| Goal of the exercise |
Copy, character for character, the lines running from the one with "Write a LaTeX" to the one with "(0,0) rectangle (1787,1046);", ends included. Leave out every other line.

| Material provided |
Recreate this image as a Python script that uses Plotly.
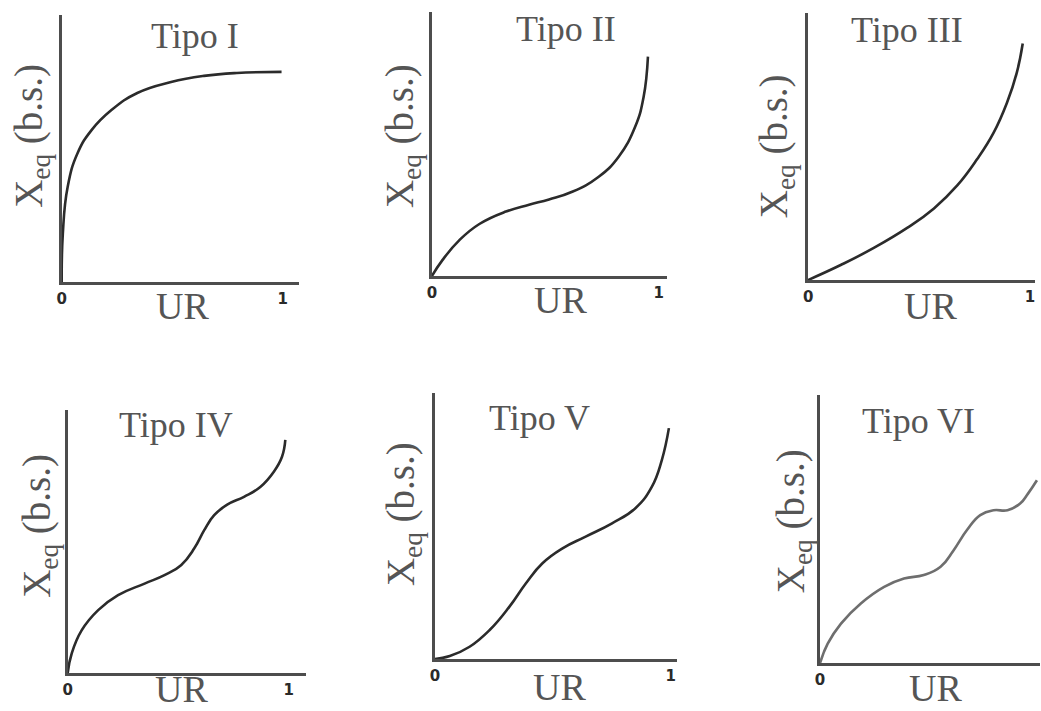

* * *

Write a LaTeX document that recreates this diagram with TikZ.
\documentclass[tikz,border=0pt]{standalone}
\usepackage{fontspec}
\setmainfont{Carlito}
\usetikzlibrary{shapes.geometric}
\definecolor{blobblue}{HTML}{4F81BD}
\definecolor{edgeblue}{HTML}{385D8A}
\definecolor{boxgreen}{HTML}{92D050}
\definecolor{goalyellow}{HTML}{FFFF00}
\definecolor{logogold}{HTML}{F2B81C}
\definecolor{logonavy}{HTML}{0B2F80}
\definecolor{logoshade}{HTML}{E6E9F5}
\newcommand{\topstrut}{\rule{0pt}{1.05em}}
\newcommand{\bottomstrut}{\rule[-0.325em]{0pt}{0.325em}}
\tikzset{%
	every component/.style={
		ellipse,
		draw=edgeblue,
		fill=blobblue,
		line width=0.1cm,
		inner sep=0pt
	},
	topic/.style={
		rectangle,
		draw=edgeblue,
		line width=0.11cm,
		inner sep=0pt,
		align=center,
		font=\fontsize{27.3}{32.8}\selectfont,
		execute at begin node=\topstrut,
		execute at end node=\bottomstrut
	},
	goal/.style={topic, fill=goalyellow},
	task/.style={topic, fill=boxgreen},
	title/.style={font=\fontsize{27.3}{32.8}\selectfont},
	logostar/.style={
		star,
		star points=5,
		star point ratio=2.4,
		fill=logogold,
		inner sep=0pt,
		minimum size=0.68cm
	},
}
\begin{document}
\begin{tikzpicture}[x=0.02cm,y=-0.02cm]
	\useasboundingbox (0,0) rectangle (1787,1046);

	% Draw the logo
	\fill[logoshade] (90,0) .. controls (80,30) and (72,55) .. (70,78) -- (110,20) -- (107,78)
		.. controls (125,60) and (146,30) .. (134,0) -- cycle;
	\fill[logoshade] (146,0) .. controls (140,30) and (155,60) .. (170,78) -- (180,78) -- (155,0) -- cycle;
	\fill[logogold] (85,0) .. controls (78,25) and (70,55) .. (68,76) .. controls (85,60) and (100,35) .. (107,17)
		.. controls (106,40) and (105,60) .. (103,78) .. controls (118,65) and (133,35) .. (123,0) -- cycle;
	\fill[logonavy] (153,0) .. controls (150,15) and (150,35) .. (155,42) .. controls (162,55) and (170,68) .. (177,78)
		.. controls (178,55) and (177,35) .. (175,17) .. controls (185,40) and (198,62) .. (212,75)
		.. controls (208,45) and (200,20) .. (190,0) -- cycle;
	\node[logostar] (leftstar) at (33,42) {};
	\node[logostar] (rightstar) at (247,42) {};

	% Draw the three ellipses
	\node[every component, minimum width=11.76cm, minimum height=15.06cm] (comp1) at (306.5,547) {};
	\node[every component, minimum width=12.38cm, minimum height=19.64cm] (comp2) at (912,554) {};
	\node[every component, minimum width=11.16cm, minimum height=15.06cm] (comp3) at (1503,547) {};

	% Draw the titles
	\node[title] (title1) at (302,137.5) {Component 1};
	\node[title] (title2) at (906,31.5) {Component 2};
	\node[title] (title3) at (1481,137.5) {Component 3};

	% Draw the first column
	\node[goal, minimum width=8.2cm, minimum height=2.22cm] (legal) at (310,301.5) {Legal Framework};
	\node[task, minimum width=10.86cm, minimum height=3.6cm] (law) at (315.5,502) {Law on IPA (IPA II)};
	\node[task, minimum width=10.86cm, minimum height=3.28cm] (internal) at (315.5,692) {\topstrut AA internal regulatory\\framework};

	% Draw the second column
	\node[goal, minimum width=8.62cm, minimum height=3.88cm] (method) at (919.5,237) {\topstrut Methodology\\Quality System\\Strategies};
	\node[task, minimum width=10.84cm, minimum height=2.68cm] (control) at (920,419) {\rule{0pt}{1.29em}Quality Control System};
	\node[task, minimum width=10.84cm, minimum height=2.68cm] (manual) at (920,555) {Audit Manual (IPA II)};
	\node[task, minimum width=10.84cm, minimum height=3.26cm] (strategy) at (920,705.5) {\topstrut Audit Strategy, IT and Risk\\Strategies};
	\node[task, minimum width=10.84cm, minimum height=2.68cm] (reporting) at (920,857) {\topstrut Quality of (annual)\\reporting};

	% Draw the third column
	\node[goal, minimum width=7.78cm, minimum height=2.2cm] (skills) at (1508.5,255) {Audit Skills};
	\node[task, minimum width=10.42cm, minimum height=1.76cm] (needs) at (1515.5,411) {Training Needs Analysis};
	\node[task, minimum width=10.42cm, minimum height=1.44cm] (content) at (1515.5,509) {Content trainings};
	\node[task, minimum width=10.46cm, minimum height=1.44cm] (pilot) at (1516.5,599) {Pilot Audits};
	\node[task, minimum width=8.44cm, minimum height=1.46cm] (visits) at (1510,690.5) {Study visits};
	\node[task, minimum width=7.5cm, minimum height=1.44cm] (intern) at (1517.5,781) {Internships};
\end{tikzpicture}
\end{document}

...

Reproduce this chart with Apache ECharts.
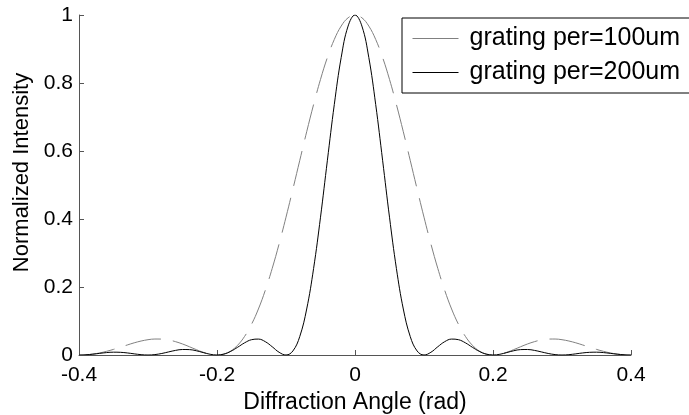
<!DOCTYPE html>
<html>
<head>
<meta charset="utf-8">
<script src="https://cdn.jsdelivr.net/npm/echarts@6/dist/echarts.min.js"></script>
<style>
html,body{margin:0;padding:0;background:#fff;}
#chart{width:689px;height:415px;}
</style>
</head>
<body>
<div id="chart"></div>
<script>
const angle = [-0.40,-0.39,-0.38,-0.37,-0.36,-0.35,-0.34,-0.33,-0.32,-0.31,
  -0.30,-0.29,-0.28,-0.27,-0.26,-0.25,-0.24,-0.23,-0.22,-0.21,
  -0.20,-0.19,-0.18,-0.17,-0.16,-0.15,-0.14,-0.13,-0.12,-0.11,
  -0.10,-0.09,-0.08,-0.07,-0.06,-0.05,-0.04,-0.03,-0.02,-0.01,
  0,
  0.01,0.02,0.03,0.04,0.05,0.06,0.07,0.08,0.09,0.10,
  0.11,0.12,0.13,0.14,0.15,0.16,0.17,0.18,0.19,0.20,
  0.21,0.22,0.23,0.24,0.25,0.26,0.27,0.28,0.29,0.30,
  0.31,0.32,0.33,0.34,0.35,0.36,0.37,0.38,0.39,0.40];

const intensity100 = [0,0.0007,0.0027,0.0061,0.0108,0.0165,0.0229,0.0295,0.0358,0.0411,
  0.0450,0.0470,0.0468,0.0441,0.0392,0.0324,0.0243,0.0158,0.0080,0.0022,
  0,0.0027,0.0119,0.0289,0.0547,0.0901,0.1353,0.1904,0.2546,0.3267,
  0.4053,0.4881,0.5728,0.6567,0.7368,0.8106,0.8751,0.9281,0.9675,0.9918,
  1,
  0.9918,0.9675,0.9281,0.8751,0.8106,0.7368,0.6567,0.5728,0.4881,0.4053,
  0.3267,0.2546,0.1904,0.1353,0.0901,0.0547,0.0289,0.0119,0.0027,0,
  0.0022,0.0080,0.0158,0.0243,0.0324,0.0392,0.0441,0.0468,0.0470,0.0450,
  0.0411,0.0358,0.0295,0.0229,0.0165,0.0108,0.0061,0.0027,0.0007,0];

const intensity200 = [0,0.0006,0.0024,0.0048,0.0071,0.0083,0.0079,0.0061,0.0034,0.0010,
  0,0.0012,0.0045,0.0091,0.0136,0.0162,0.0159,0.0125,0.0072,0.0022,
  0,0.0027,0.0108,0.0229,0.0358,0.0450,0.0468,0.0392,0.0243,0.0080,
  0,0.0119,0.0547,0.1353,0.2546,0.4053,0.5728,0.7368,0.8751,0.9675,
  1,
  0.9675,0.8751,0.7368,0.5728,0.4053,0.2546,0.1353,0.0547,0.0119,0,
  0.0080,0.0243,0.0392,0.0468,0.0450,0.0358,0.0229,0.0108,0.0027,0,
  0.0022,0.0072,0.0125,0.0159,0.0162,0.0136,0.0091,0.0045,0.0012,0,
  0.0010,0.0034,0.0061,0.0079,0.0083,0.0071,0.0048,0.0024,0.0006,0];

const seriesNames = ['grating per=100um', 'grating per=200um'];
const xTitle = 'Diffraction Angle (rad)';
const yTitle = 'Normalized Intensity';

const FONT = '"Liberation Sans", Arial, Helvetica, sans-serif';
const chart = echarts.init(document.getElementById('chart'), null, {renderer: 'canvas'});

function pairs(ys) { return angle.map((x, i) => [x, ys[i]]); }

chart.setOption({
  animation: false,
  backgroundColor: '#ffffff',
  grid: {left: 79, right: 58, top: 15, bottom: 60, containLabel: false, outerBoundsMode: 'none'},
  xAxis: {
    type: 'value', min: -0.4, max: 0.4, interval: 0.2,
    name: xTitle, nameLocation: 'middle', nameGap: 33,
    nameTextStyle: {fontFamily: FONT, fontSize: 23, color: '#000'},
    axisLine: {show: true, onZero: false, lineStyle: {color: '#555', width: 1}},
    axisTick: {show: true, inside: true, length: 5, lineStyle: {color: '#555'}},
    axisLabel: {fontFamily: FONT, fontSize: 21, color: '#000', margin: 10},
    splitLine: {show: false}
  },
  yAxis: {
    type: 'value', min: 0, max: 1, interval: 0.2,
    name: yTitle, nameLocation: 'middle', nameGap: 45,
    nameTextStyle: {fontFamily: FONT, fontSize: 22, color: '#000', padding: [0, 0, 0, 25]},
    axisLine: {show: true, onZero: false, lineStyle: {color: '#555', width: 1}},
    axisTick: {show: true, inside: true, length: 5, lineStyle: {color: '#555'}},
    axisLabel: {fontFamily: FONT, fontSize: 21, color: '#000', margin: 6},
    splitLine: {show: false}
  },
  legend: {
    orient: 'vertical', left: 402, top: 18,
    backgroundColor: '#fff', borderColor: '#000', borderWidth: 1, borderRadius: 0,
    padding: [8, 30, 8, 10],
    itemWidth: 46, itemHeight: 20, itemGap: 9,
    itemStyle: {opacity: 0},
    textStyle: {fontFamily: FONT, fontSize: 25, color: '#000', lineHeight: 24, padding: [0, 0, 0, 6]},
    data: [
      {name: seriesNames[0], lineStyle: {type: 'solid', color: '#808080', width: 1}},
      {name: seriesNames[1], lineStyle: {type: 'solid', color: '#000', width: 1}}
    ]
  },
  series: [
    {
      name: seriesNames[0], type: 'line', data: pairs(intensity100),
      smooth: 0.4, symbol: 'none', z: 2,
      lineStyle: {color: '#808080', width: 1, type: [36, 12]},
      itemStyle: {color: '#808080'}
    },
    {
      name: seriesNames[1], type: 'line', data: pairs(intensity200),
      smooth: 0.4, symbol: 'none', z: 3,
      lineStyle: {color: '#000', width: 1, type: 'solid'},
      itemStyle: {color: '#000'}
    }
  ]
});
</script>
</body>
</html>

| The result |
Write a LaTeX document that recreates this diagram with TikZ.
\documentclass[tikz,border=0pt]{standalone}
\usepackage{fontspec}
\setmainfont{Carlito}
\usetikzlibrary{shapes.geometric}
\definecolor{blobblue}{HTML}{4F81BD}
\definecolor{edgeblue}{HTML}{385D8A}
\definecolor{boxgreen}{HTML}{92D050}
\definecolor{goalyellow}{HTML}{FFFF00}
\definecolor{logogold}{HTML}{F2B81C}
\definecolor{logonavy}{HTML}{0B2F80}
\definecolor{logoshade}{HTML}{E6E9F5}
\newcommand{\topstrut}{\rule{0pt}{1.05em}}
\newcommand{\bottomstrut}{\rule[-0.325em]{0pt}{0.325em}}
\tikzset{%
	every component/.style={
		ellipse,
		draw=edgeblue,
		fill=blobblue,
		line width=0.1cm,
		inner sep=0pt
	},
	topic/.style={
		rectangle,
		draw=edgeblue,
		line width=0.11cm,
		inner sep=0pt,
		align=center,
		font=\fontsize{27.3}{32.8}\selectfont,
		execute at begin node=\topstrut,
		execute at end node=\bottomstrut
	},
	goal/.style={topic, fill=goalyellow},
	task/.style={topic, fill=boxgreen},
	title/.style={font=\fontsize{27.3}{32.8}\selectfont},
	logostar/.style={
		star,
		star points=5,
		star point ratio=2.4,
		fill=logogold,
		inner sep=0pt,
		minimum size=0.68cm
	},
}
\begin{document}
\begin{tikzpicture}[x=0.02cm,y=-0.02cm]
	\useasboundingbox (0,0) rectangle (1787,1046);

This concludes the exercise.